_REQUIRED TASK_: The listing below must be repeated word for word, with its images excluded.

_DATA PROVIDED_:

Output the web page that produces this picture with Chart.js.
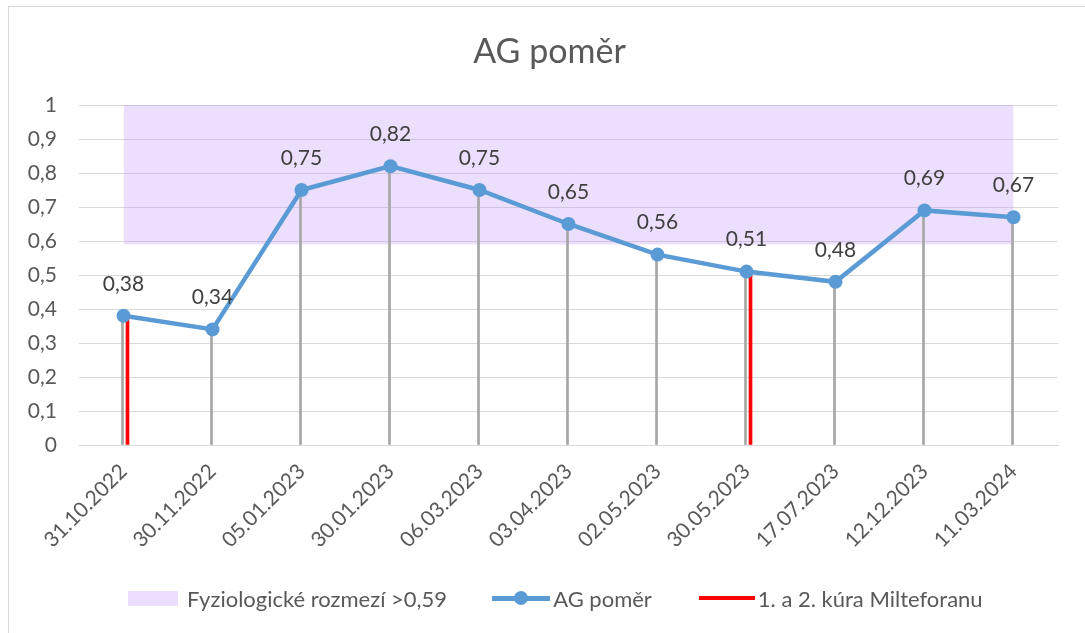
<!DOCTYPE html>
<html>
<head>
<meta charset="utf-8">
<script src="https://cdn.jsdelivr.net/npm/chart.js@4.4.1/dist/chart.umd.min.js"></script>
<style>
	html, body { margin: 0; padding: 0; background: #fff; }
	#wrap { position: relative; width: 1085px; height: 633px; overflow: hidden; font-family: Lato, sans-serif; }
	#frame { position: absolute; left: 8px; top: 6px; width: 1200px; height: 800px; border: 1px solid #D9D9D9; box-sizing: border-box; }
	#chart { position: absolute; left: 0; top: 0; }
	#title { position: absolute; left: 0; top: 30px; width: 1099px; line-height: 40px; text-align: center; font-size: 34px; color: #595959; }
	#legend { position: absolute; left: 128px; top: 586px; height: 24px; display: flex; align-items: center; font-size: 22px; color: #595959; white-space: nowrap; }
	.lg-box { width: 50px; height: 15px; background: rgba(190,150,250,0.3); margin-right: 9px; }
	.lg-line { position: relative; height: 5px; margin-right: 3px; }
	.lg-dot { position: absolute; left: 50%; top: 50%; width: 14px; height: 14px; border-radius: 50%; background: #5B9BD5; transform: translate(-50%, -50%); }
</style>
</head>
<body>
<div id="wrap">
	<div id="frame"></div>
	<canvas id="chart" width="1085" height="633"></canvas>
	<div id="title">AG poměr</div>
	<div id="legend">
		<span class="lg-box"></span><span>Fyziologické rozmezí &gt;0,59</span>
		<span class="lg-line" style="width:58px;background:#5B9BD5;margin-left:45px;"><span class="lg-dot"></span></span><span>AG poměr</span>
		<span class="lg-line" style="width:56px;height:4px;background:#FF0000;margin-left:47px;"></span><span>1. a 2. kúra Milteforanu</span>
	</div>
</div>
<script>
// data
var dates			= ["31.10.2022", "30.11.2022", "05.01.2023", "30.01.2023", "06.03.2023", "03.04.2023",
					   "02.05.2023", "30.05.2023", "17.07.2023", "12.12.2023", "11.03.2024"];
var agValues		= [0.38, 0.34, 0.75, 0.82, 0.75, 0.65, 0.56, 0.51, 0.48, 0.69, 0.67];
var kuraValues		= [0.38, null, null, null, null, null, null, 0.51, null, null, null];
var rangeTop		= [1, 1, 1, 1, 1, 1, 1, 1, 1, 1, 1];
var rangeBottom		= [0.59, 0.59, 0.59, 0.59, 0.59, 0.59, 0.59, 0.59, 0.59, 0.59, 0.59];

var FONT = "Lato, sans-serif";

function fmt(v) {
	var r = Math.round(v * 100) / 100;
	return String(r).replace(".", ",");
}

// value labels above the AG points
var valueLabels = {
	id: "valueLabels",
	afterDatasetsDraw: function(chart) {
		var meta = chart.getDatasetMeta(4);
		var ctx = chart.ctx;
		ctx.save();
		ctx.font = "21px " + FONT;
		ctx.fillStyle = "#404040";
		ctx.textAlign = "center";
		ctx.textBaseline = "middle";
		meta.data.forEach(function(pt, i) {
			ctx.fillText(fmt(agValues[i]), pt.x, pt.y - 32);
		});
		ctx.restore();
	}
};

var chart = new Chart(document.getElementById("chart"), {
	data: {
		labels: dates,
		datasets: [
			{ type: "line", data: rangeTop, fill: "+1", backgroundColor: "rgba(190,150,250,0.3)",
			  borderWidth: 0, pointRadius: 0, order: 4 },
			{ type: "line", data: rangeBottom, fill: false, borderWidth: 0, pointRadius: 0, order: 4 },
			// gray drop lines, then the red treatment marks just right of them
			{ type: "bar", data: agValues, backgroundColor: "#A6A6A6", barThickness: 2, order: 2 },
			{ type: "bar", data: kuraValues, backgroundColor: "#FF0000", barThickness: 8, maxBarThickness: 3, order: 3 },
			{ type: "line", data: agValues, borderColor: "#5B9BD5", backgroundColor: "#5B9BD5",
			  borderWidth: 4.5, pointRadius: 7, pointBorderWidth: 0, tension: 0, fill: false, order: 1 }
		]
	},
	options: {
		responsive: false,
		animation: false,
		devicePixelRatio: 1,
		layout: { padding: { left: 10, right: 27, top: 105, bottom: 0 } },
		plugins: {
			legend: { display: false },
			tooltip: { enabled: false }
		},
		scales: {
			x: {
				offset: true,
				grid: { display: false, drawTicks: false },
				border: { color: "#D9D9D9", width: 1 },
				ticks: {
					color: "#595959",
					font: { family: FONT, size: 21 },
					autoSkip: false,
					minRotation: 45,
					maxRotation: 45,
					padding: 14
				},
				afterFit: function(scale) { scale.height = 188; }
			},
			y: {
				min: 0,
				max: 1,
				grid: { color: "#D9D9D9", lineWidth: 1, drawTicks: false },
				border: { display: false },
				ticks: {
					stepSize: 0.1,
					color: "#595959",
					font: { family: FONT, size: 21 },
					padding: 22,
					callback: function(v) { return fmt(v); }
				},
				afterFit: function(scale) { scale.width = 69; }
			}
		}
	},
	plugins: [valueLabels]
});
</script>
</body>
</html>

_SOLUTION TO THIS EXERCISE_:
Output the web page that produces this picture with Chart.js.
<!DOCTYPE html>
<html>
<head>
<meta charset="utf-8">
<script src="https://cdn.jsdelivr.net/npm/chart.js@4.4.1/dist/chart.umd.min.js"></script>
<style>
	html, body { margin: 0; padding: 0; background: #fff; }
	#wrap { position: relative; width: 1085px; height: 633px; overflow: hidden; font-family: Lato, sans-serif; }
	#frame { position: absolute; left: 8px; top: 6px; width: 1200px; height: 800px; border: 1px solid #D9D9D9; box-sizing: border-box; }
	#chart { position: absolute; left: 0; top: 0; }
	#title { position: absolute; left: 0; top: 30px; width: 1099px; line-height: 40px; text-align: center; font-size: 34px; color: #595959; }
	#legend { position: absolute; left: 128px; top: 586px; height: 24px; display: flex; align-items: center; font-size: 22px; color: #595959; white-space: nowrap; }
	.lg-box { width: 50px; height: 15px; background: rgba(190,150,250,0.3); margin-right: 9px; }
	.lg-line { position: relative; height: 5px; margin-right: 3px; }
	.lg-dot { position: absolute; left: 50%; top: 50%; width: 14px; height: 14px; border-radius: 50%; background: #5B9BD5; transform: translate(-50%, -50%); }
</style>
</head>
<body>
<div id="wrap">
	<div id="frame"></div>
	<canvas id="chart" width="1085" height="633"></canvas>
	<div id="title">AG poměr</div>
	<div id="legend">
		<span class="lg-box"></span><span>Fyziologické rozmezí &gt;0,59</span>
		<span class="lg-line" style="width:58px;background:#5B9BD5;margin-left:45px;"><span class="lg-dot"></span></span><span>AG poměr</span>
		<span class="lg-line" style="width:56px;height:4px;background:#FF0000;margin-left:47px;"></span><span>1. a 2. kúra Milteforanu</span>
	</div>
</div>
<script>
// data
var dates			= ["31.10.2022", "30.11.2022", "05.01.2023", "30.01.2023", "06.03.2023", "03.04.2023",
					   "02.05.2023", "30.05.2023", "17.07.2023", "12.12.2023", "11.03.2024"];
var agValues		= [0.38, 0.34, 0.75, 0.82, 0.75, 0.65, 0.56, 0.51, 0.48, 0.69, 0.67];
var kuraValues		= [0.38, null, null, null, null, null, null, 0.51, null, null, null];
var rangeTop		= [1, 1, 1, 1, 1, 1, 1, 1, 1, 1, 1];
var rangeBottom		= [0.59, 0.59, 0.59, 0.59, 0.59, 0.59, 0.59, 0.59, 0.59, 0.59, 0.59];

var FONT = "Lato, sans-serif";

function fmt(v) {
	var r = Math.round(v * 100) / 100;
	return String(r).replace(".", ",");
}

// value labels above the AG points
var valueLabels = {
	id: "valueLabels",
	afterDatasetsDraw: function(chart) {
		var meta = chart.getDatasetMeta(4);
		var ctx = chart.ctx;
		ctx.save();
		ctx.font = "21px " + FONT;
		ctx.fillStyle = "#404040";
		ctx.textAlign = "center";
		ctx.textBaseline = "middle";
		meta.data.forEach(function(pt, i) {
			ctx.fillText(fmt(agValues[i]), pt.x, pt.y - 32);
		});
		ctx.restore();
	}
};

var chart = new Chart(document.getElementById("chart"), {
	data: {
		labels: dates,
		datasets: [
			{ type: "line", data: rangeTop, fill: "+1", backgroundColor: "rgba(190,150,250,0.3)",
			  borderWidth: 0, pointRadius: 0, order: 4 },
			{ type: "line", data: rangeBottom, fill: false, borderWidth: 0, pointRadius: 0, order: 4 },
			// gray drop lines, then the red treatment marks just right of them
			{ type: "bar", data: agValues, backgroundColor: "#A6A6A6", barThickness: 2, order: 2 },
			{ type: "bar", data: kuraValues, backgroundColor: "#FF0000", barThickness: 8, maxBarThickness: 3, order: 3 },
			{ type: "line", data: agValues, borderColor: "#5B9BD5", backgroundColor: "#5B9BD5",
			  borderWidth: 4.5, pointRadius: 7, pointBorderWidth: 0, tension: 0, fill: false, order: 1 }
		]
	},
	options: {
		responsive: false,
		animation: false,
		devicePixelRatio: 1,
		layout: { padding: { left: 10, right: 27, top: 105, bottom: 0 } },
		plugins: {
			legend: { display: false },
			tooltip: { enabled: false }
		},
		scales: {
			x: {
				offset: true,
				grid: { display: false, drawTicks: false },
				border: { color: "#D9D9D9", width: 1 },
				ticks: {
					color: "#595959",
					font: { family: FONT, size: 21 },
					autoSkip: false,
					minRotation: 45,
					maxRotation: 45,
					padding: 14
				},
				afterFit: function(scale) { scale.height = 188; }
			},
			y: {
				min: 0,
				max: 1,
				grid: { color: "#D9D9D9", lineWidth: 1, drawTicks: false },
				border: { display: false },
				ticks: {
					stepSize: 0.1,
					color: "#595959",
					font: { family: FONT, size: 21 },
					padding: 22,
					callback: function(v) { return fmt(v); }
				},
				afterFit: function(scale) { scale.width = 69; }
			}
		}
	},
	plugins: [valueLabels]
});
</script>
</body>
</html>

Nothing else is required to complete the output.